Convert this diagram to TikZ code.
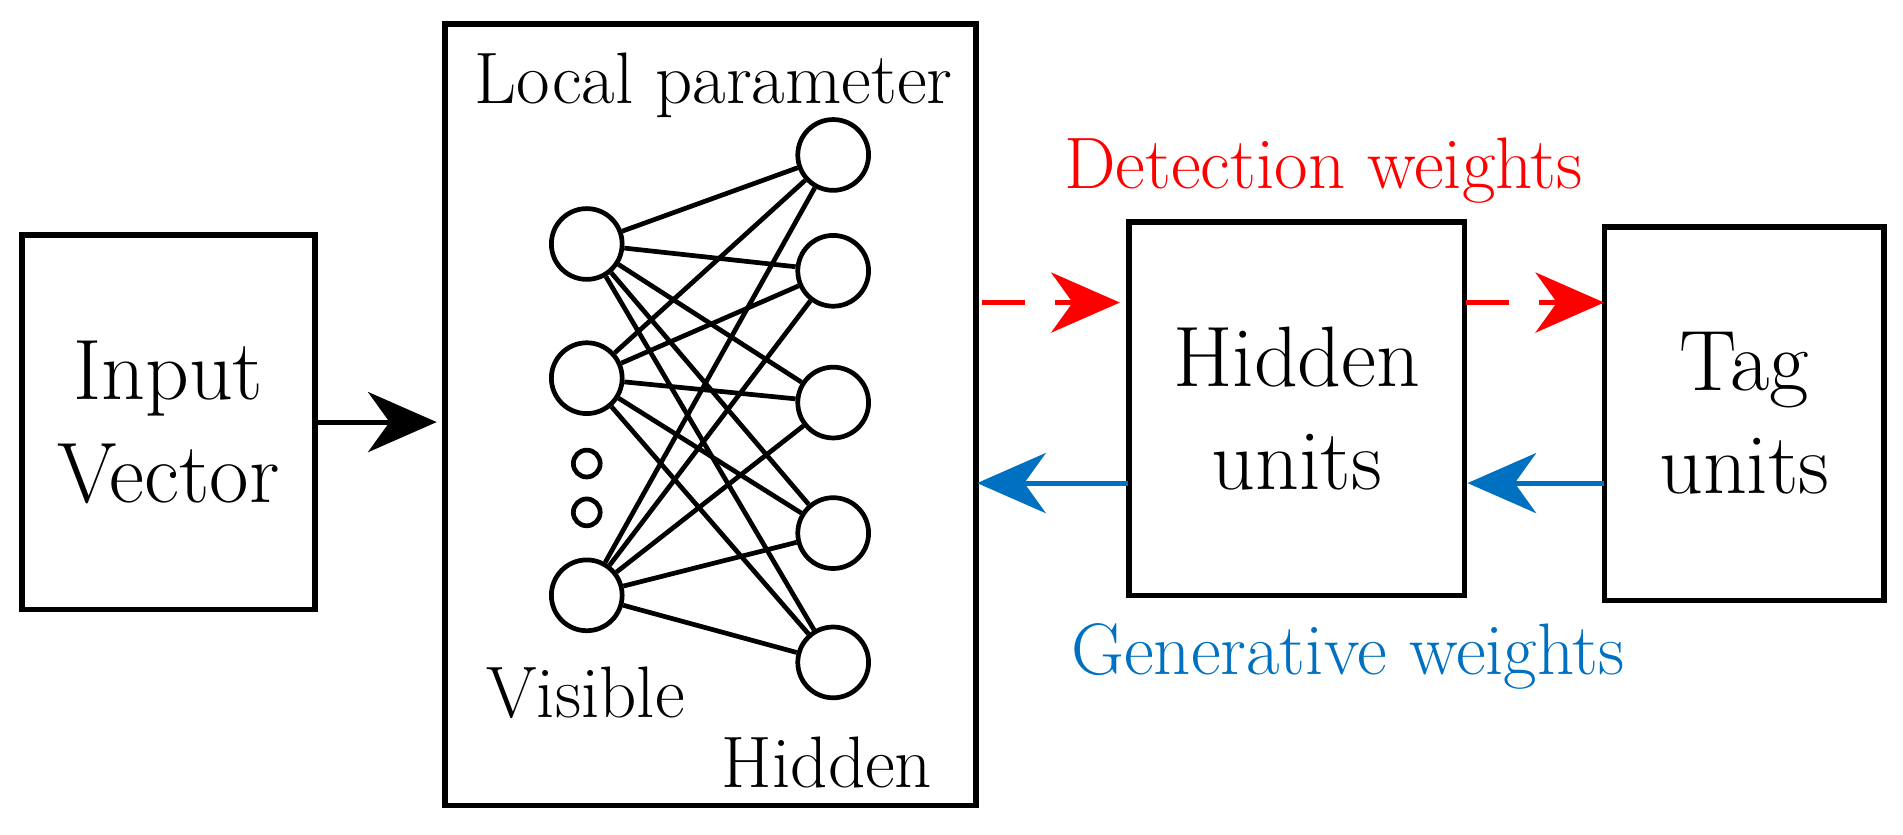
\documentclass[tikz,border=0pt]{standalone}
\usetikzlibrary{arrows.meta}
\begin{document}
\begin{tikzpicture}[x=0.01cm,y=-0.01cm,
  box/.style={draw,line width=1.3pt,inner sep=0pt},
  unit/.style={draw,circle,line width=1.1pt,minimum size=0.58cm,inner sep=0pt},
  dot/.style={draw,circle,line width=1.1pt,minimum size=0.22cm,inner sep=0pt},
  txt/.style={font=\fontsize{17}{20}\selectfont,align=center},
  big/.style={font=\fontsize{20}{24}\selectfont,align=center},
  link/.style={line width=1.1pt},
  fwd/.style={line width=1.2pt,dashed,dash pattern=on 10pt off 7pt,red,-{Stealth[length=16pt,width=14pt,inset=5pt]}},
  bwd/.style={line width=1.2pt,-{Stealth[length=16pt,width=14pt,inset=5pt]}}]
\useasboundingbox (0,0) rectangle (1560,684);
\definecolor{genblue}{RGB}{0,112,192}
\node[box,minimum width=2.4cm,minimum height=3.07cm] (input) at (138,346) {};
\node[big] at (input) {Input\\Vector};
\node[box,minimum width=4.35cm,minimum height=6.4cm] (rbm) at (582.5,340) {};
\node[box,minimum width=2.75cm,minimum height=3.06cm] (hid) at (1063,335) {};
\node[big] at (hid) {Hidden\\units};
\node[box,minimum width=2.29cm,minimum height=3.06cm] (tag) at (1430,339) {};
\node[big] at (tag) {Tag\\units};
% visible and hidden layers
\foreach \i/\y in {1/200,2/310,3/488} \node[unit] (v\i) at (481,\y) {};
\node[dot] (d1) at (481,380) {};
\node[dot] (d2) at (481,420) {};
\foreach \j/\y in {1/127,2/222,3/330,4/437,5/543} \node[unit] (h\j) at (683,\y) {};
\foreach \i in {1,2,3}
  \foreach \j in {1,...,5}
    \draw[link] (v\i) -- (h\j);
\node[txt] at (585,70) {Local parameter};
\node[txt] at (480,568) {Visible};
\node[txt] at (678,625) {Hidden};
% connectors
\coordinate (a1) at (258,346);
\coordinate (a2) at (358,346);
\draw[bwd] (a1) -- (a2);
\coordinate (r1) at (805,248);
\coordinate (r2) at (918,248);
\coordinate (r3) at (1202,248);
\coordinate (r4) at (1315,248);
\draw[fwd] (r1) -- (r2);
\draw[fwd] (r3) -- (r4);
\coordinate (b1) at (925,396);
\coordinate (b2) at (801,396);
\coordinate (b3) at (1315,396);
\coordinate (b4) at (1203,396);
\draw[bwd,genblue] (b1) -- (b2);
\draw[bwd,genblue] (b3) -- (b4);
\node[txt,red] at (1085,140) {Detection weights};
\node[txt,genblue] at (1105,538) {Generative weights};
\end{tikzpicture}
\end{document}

-=-=-=-=-

Task directions:
Leave out the pictures and give the listing above again exactly.

Response:
Convert this diagram to TikZ code.
\documentclass[tikz,border=0pt]{standalone}
\usetikzlibrary{arrows.meta}
\begin{document}
\begin{tikzpicture}[x=0.01cm,y=-0.01cm,
  box/.style={draw,line width=1.3pt,inner sep=0pt},
  unit/.style={draw,circle,line width=1.1pt,minimum size=0.58cm,inner sep=0pt},
  dot/.style={draw,circle,line width=1.1pt,minimum size=0.22cm,inner sep=0pt},
  txt/.style={font=\fontsize{17}{20}\selectfont,align=center},
  big/.style={font=\fontsize{20}{24}\selectfont,align=center},
  link/.style={line width=1.1pt},
  fwd/.style={line width=1.2pt,dashed,dash pattern=on 10pt off 7pt,red,-{Stealth[length=16pt,width=14pt,inset=5pt]}},
  bwd/.style={line width=1.2pt,-{Stealth[length=16pt,width=14pt,inset=5pt]}}]
\useasboundingbox (0,0) rectangle (1560,684);
\definecolor{genblue}{RGB}{0,112,192}
\node[box,minimum width=2.4cm,minimum height=3.07cm] (input) at (138,346) {};
\node[big] at (input) {Input\\Vector};
\node[box,minimum width=4.35cm,minimum height=6.4cm] (rbm) at (582.5,340) {};
\node[box,minimum width=2.75cm,minimum height=3.06cm] (hid) at (1063,335) {};
\node[big] at (hid) {Hidden\\units};
\node[box,minimum width=2.29cm,minimum height=3.06cm] (tag) at (1430,339) {};
\node[big] at (tag) {Tag\\units};
% visible and hidden layers
\foreach \i/\y in {1/200,2/310,3/488} \node[unit] (v\i) at (481,\y) {};
\node[dot] (d1) at (481,380) {};
\node[dot] (d2) at (481,420) {};
\foreach \j/\y in {1/127,2/222,3/330,4/437,5/543} \node[unit] (h\j) at (683,\y) {};
\foreach \i in {1,2,3}
  \foreach \j in {1,...,5}
    \draw[link] (v\i) -- (h\j);
\node[txt] at (585,70) {Local parameter};
\node[txt] at (480,568) {Visible};
\node[txt] at (678,625) {Hidden};
% connectors
\coordinate (a1) at (258,346);
\coordinate (a2) at (358,346);
\draw[bwd] (a1) -- (a2);
\coordinate (r1) at (805,248);
\coordinate (r2) at (918,248);
\coordinate (r3) at (1202,248);
\coordinate (r4) at (1315,248);
\draw[fwd] (r1) -- (r2);
\draw[fwd] (r3) -- (r4);
\coordinate (b1) at (925,396);
\coordinate (b2) at (801,396);
\coordinate (b3) at (1315,396);
\coordinate (b4) at (1203,396);
\draw[bwd,genblue] (b1) -- (b2);
\draw[bwd,genblue] (b3) -- (b4);
\node[txt,red] at (1085,140) {Detection weights};
\node[txt,genblue] at (1105,538) {Generative weights};
\end{tikzpicture}
\end{document}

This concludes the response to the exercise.